What Is Traffic Arbitration? A Beginner’s Overview

What Is Traffic Arbitration? A Beginner’s Overview

Traffic arbitration is the practice of buying visitors on one platform and sending them straight to another offer that pays you more. You keep the difference as profit. The model works only when your cost per visitor stays below the revenue you earn from the destination.

How the Flow Actually Moves

You pay for clicks or impressions on an ad network. Those visitors land on a page you control or one supplied by an affiliate network. If enough of them convert, the payout covers your ad spend and leaves margin. The entire chain runs on volume and tight tracking.

  1. Buy traffic from a source that charges low rates.
  2. Route it to an offer with higher payouts per lead or sale.
  3. Measure every click and conversion in real time.
  4. Stop or adjust campaigns that fall below break-even.

Where People Buy and Sell the Same Visitors

Common buying sources include popunder networks, native ad platforms, and certain social groups that sell clicks cheap. The same visitors often head to CPA offers, betting pages, or nutra product funnels that pay on a per-lead or per-sale basis. A typical path might look like this: 1,000 clicks bought at $0.008 each, sent to a $1.20 CPA offer, with 12 conversions producing $14.40 in revenue.

Running the Numbers on a Single Campaign

Source Cost per click Clicks bought Total spend Offer payout Conversions Revenue Net
Popunder network $0.007 8,000 $56 $1.80 42 $75.60 +$19.60
Native ads $0.022 3,000 $66 $2.40 19 $45.60 $-20.40

Only the first row stays live.
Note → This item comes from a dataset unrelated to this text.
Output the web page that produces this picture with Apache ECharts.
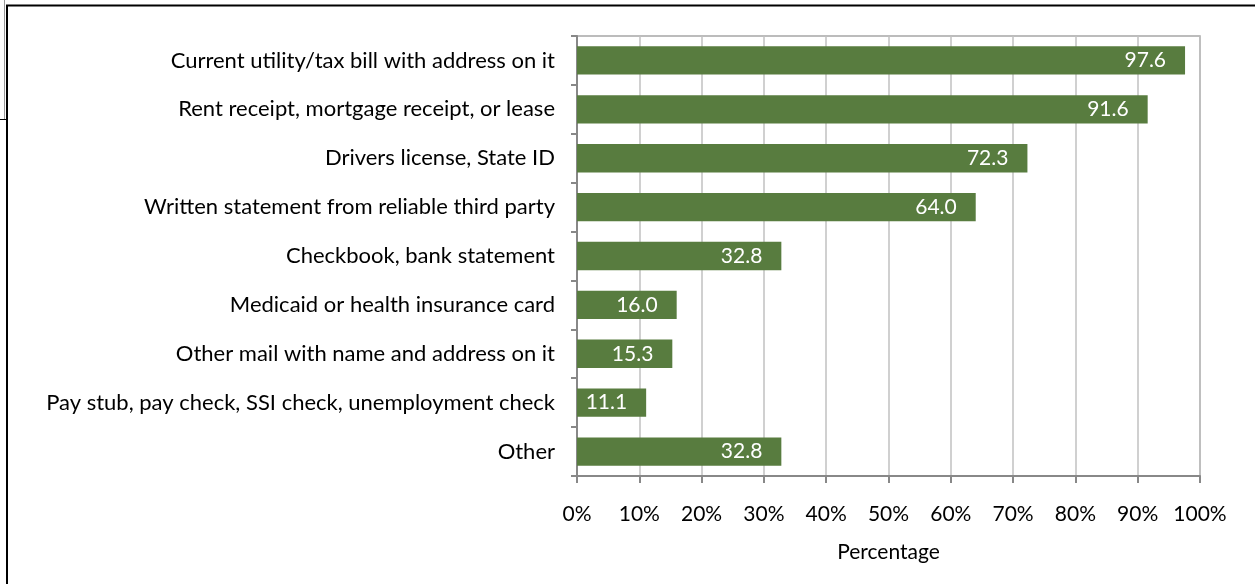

The second shows immediate loss, so the campaign ends before more budget disappears.

What Usually Breaks the Model

Traffic quality drops without warning. A network that worked yesterday may send bots or disinterested users today. Some advertisers ban arbitrated traffic outright, which means your account can close after a payout reversal. Currency fluctuations and sudden changes in offer rules also wipe out thin margins fast.

Basic Setup Most Beginners Use

  • A tracker such as Binom or Voluum to replace every link with a redirect that records clicks.
  • Two or three traffic sources tested at small daily caps.
  • A short list of CPA or CPS offers that accept the geo and device mix you buy.
  • Daily review of cost, clicks, and conversions before scaling any single campaign.

Start with $50–100 test budgets on one source and one offer. Increase spend only on combinations that stay profitable for at least three consecutive days.